Problem description. Within the records that follow, find every line containing the string "this". Copy those lines.

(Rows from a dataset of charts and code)
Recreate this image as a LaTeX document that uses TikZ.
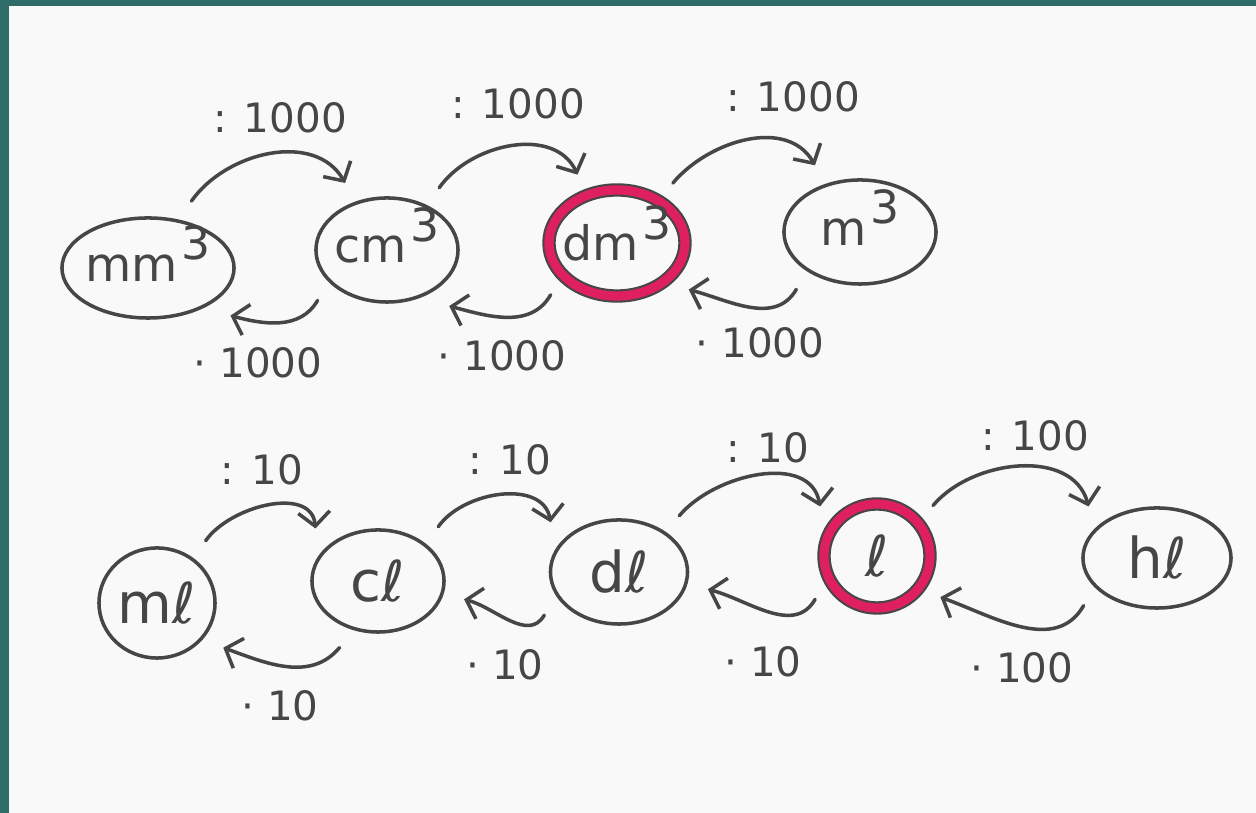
\documentclass[tikz,border=0pt]{standalone}
\usepackage{fontspec}
\setmainfont{DejaVu Sans}
\usetikzlibrary{arrows.meta,shapes.geometric}
\definecolor{teal1}{RGB}{46,108,104}
\definecolor{paper}{RGB}{249,249,249}
\definecolor{pencil}{RGB}{70,70,70}
\definecolor{redpen}{RGB}{222,32,96}
\begin{document}
\begin{tikzpicture}[x=0.01cm,y=-0.01cm,
  unit/.style={ellipse, draw=pencil, line width=1pt, inner sep=-8pt, outer sep=6.5pt,
    text=pencil, font=\fontsize{13.5}{16}\selectfont},
  hot/.style={unit, draw=pencil, line width=0.6pt, double=redpen, double distance=2.6pt},
  conv/.style={draw=pencil, line width=1pt, line cap=round,
    -{Straight Barb[length=4pt,width=9pt,line width=1pt]}},
  lab/.style={text=pencil, font=\fontsize{11.5}{13}\selectfont, inner sep=1pt}]
\useasboundingbox (0,0) rectangle (1256,813);
\fill[paper] (0,0) rectangle (1256,813);
\fill[teal1] (0,0) rectangle (9,813);
\fill[teal1] (0,0) rectangle (1256,6);
\newcommand{\cubed}[1]{#1\hspace{1pt}\smash{\raisebox{0.45em}{\fontsize{13}{13}\selectfont 3}}}
% top row
\node[unit, minimum width=1.72cm, minimum height=1.0cm] (mm) at (148,268) {\cubed{mm}};
\node[unit, minimum width=1.42cm, minimum height=1.04cm] (cm) at (387,250) {\cubed{cm}};
\node[hot, minimum width=1.36cm, minimum height=1.06cm] (dm) at (617,243) {\cubed{dm}};
\node[unit, minimum width=1.52cm, minimum height=1.04cm] (m) at (860,232) {\cubed{m}};
% bottom row
\node[unit, minimum width=1.16cm, minimum height=1.1cm, font=\fontsize{16}{18}\selectfont] (ml) at (157,603) {mℓ};
\node[unit, minimum width=1.32cm, minimum height=1.02cm, font=\fontsize{16}{18}\selectfont] (cl) at (378,581) {cℓ};
\node[unit, minimum width=1.37cm, minimum height=1.04cm, font=\fontsize{16}{18}\selectfont] (dl) at (619,572) {dℓ};
\node[hot, minimum width=1.06cm, minimum height=1.04cm, font=\fontsize{16}{18}\selectfont] (l) at (877,556) {ℓ};
\node[unit, minimum width=1.48cm, minimum height=1.0cm, font=\fontsize{16}{18}\selectfont] (hl) at (1157,558) {hℓ};
% top row connectors
\draw[conv] (mm.57) to[out=55,in=120] (cm.122);
\draw[conv] (cm.50) to[out=55,in=115] (dm.120);
\draw[conv] (dm.47) to[out=50,in=120] (m.124);
\draw[conv] (cm.216) to[out=240,in=-15] (mm.330);
\draw[conv] (dm.218) to[out=240,in=-15] (cm.318);
\draw[conv] (m.222) to[out=240,in=-15] (dm.327);
% bottom row connectors
\draw[conv] (ml.52) to[out=55,in=95] (cl.140);
\draw[conv] (cl.42) to[out=55,in=100] (dl.144);
\draw[conv] (dl.43) to[out=50,in=100] (l.139);
\draw[conv] (l.42) to[out=50,in=105] (hl.143);
\draw[conv] (cl.240) to[out=230,in=-20] (ml.326);
\draw[conv] (dl.210) to[out=240,in=-15] (cl.348);
\draw[conv] (l.215) to[out=240,in=-15] (dl.349);
\draw[conv] (hl.213) to[out=240,in=-20] (l.327);
% labels
\node[lab] (d1) at (280,118) {: 1000};
\node[lab] (d2) at (518,104) {: 1000};
\node[lab] (d3) at (793,97) {: 1000};
\node[lab] (p1) at (258,363) {· 1000};
\node[lab] (p2) at (502,356) {· 1000};
\node[lab] (p3) at (760,343) {· 1000};
\node[lab] (d4) at (262,470) {: 10};
\node[lab] (d5) at (510,460) {: 10};
\node[lab] (d6) at (768,448) {: 10};
\node[lab] (d7) at (1035,436) {: 100};
\node[lab] (p4) at (280,706) {· 10};
\node[lab] (p5) at (505,665) {· 10};
\node[lab] (p6) at (763,662) {· 10};
\node[lab] (p7) at (1022,668) {· 100};
\end{tikzpicture}
\end{document}
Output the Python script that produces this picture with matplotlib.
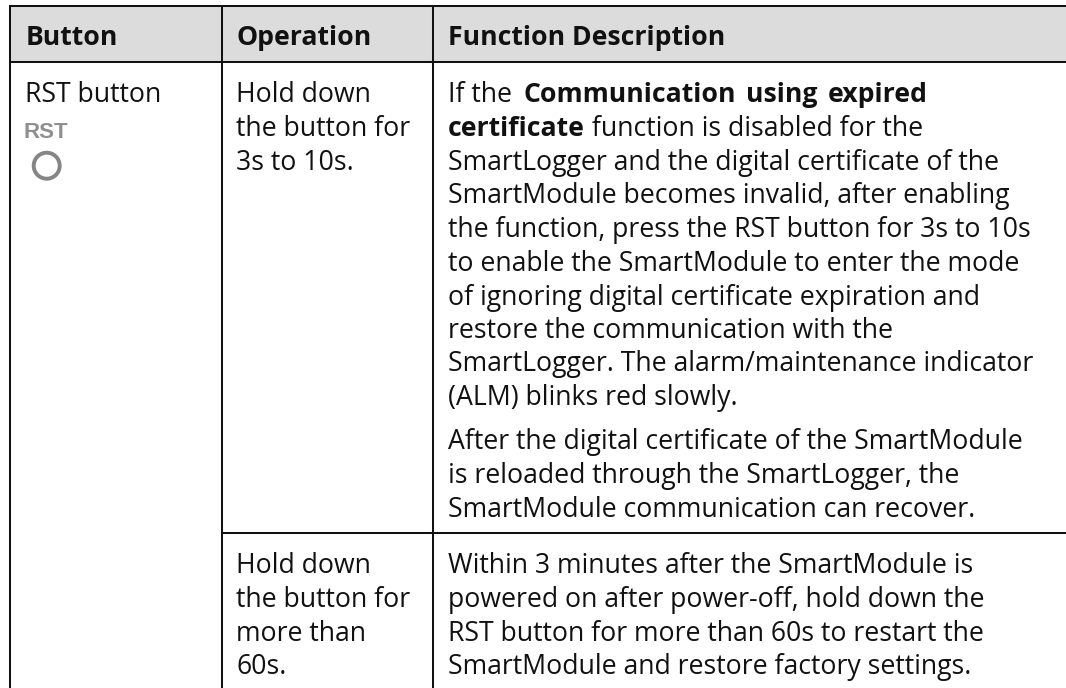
import matplotlib
matplotlib.use("Agg")
import matplotlib.pyplot as plt
from matplotlib.patches import Rectangle, Circle

W, H = 1066, 688
FS = 19.2
FONT = "Open Sans"
GAP_BEFORE_BOLD = 5
BOLD_SPACE_EXTRA = 3

headers = ["Button", "Operation", "Function Description"]
col_edges = [10, 221.7, 433.3, 1066]
row_edges = [6, 62.3, 533.3, 688]
header_fill = "#dcdcdc"

button_lines = ["RST button"]
op_lines_1 = ["Hold down", "the button for", "3s to 10s."]
op_lines_2 = ["Hold down", "the button for", "more than", "60s."]

desc_first = [
    [("If the ", False), ("Communication using expired", True)],
    [("certificate", True), (" function is disabled for the", False)],
    [("SmartLogger and the digital certificate of the", False)],
    [("SmartModule becomes invalid, after enabling", False)],
    [("the function, press the RST button for 3s to 10s", False)],
    [("to enable the SmartModule to enter the mode", False)],
    [("of ignoring digital certificate expiration and", False)],
    [("restore the communication with the", False)],
    [("SmartLogger. The alarm/maintenance indicator", False)],
    [("(ALM) blinks red slowly.", False)],
]
desc_second = [
    "After the digital certificate of the SmartModule",
    "is reloaded through the SmartLogger, the",
    "SmartModule communication can recover.",
]
desc_third = [
    "Within 3 minutes after the SmartModule is",
    "powered on after power-off, hold down the",
    "RST button for more than 60s to restart the",
    "SmartModule and restore factory settings.",
]

fig = plt.figure(figsize=(W / 100, H / 100), dpi=100)
ax = fig.add_axes([0, 0, 1, 1])
ax.set_xlim(0, W)
ax.set_ylim(H, 0)
ax.axis("off")

ax.add_patch(Rectangle((col_edges[0], row_edges[0]), col_edges[3] - col_edges[0],
                       row_edges[1] - row_edges[0], fc=header_fill, ec="none"))

lw = 1.45
c = "#111111"
ax.plot([col_edges[0], col_edges[3]], [row_edges[0]] * 2, color=c, lw=lw, solid_capstyle="projecting")
ax.plot([col_edges[0], col_edges[3]], [row_edges[1]] * 2, color=c, lw=lw)
ax.plot([col_edges[1], col_edges[3]], [row_edges[2]] * 2, color=c, lw=lw)
for x in col_edges[:3]:
    ax.plot([x, x], [row_edges[0], row_edges[3]], color=c, lw=lw)

renderer = fig.canvas.get_renderer()


def put(x, y, s, bold=False):
    return ax.text(x, y, s, fontsize=FS, family=FONT, color="#111111",
                   fontweight="bold" if bold else "normal", va="baseline", ha="left")


def advance(s, bold):
    probe = put(0, 0, "|" + s + "|", bold)
    bar = put(0, 0, "||", bold)
    w = probe.get_window_extent(renderer).width - bar.get_window_extent(renderer).width
    probe.remove()
    bar.remove()
    return w


def put_runs(x, y, runs):
    for i, (s, bold) in enumerate(runs):
        if bold and i > 0:
            x += GAP_BEFORE_BOLD
        if bold:
            for word in s.split(" "):
                put(x, y, word, True)
                x += advance(word + " ", True) + BOLD_SPACE_EXTRA
            x -= advance(" ", True) + BOLD_SPACE_EXTRA
        else:
            put(x, y, s, False)
            x += advance(s, False)


text_x = [25.3, 236.3, 448]
for x, h in zip(text_x, headers):
    put(x, 45, h, True)

put(text_x[0], 101.7, button_lines[0])
ax.text(46, 137.5, "RST", fontsize=16, family="Liberation Sans", color="#8f8f8f",
        fontweight="bold", ha="center", va="baseline")
ax.add_patch(Circle((46.7, 165.7), 13, fc="none", ec="#858585", lw=2.8))

y_first = [101.7, 135.7, 170, 203.5, 237.3, 271, 305, 338, 371.5, 405]
y_second = [449, 483, 517]
y_third = [572.7, 606.7, 640.7, 674]
y_op1 = [101.7, 136, 170]
y_op2 = [573, 606.7, 641, 674]

for y, s in zip(y_op1, op_lines_1):
    put(text_x[1], y, s)
for y, s in zip(y_op2, op_lines_2):
    put(text_x[1], y, s)
for y, runs in zip(y_first, desc_first):
    put_runs(text_x[2], y, runs)
for y, s in zip(y_second, desc_second):
    put(text_x[2], y, s)
for y, s in zip(y_third, desc_third):
    put(text_x[2], y, s)

fig.savefig("out.png", dpi=100, facecolor="white")
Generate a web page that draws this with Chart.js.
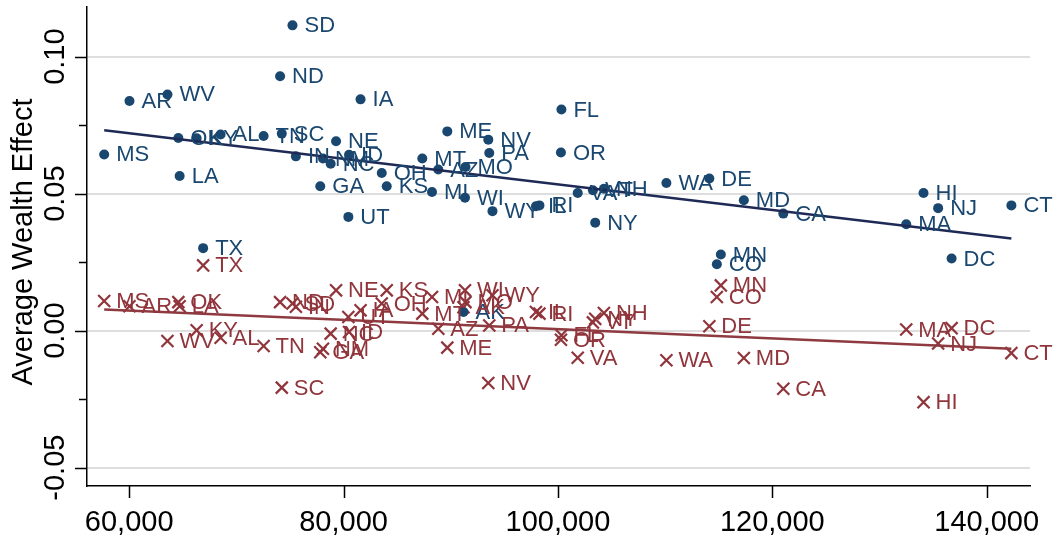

Full answer.
Recreate this image as a LaTeX document that uses TikZ.
Output the Python script that produces this picture with matplotlib.
Generate a web page that draws this with Chart.js.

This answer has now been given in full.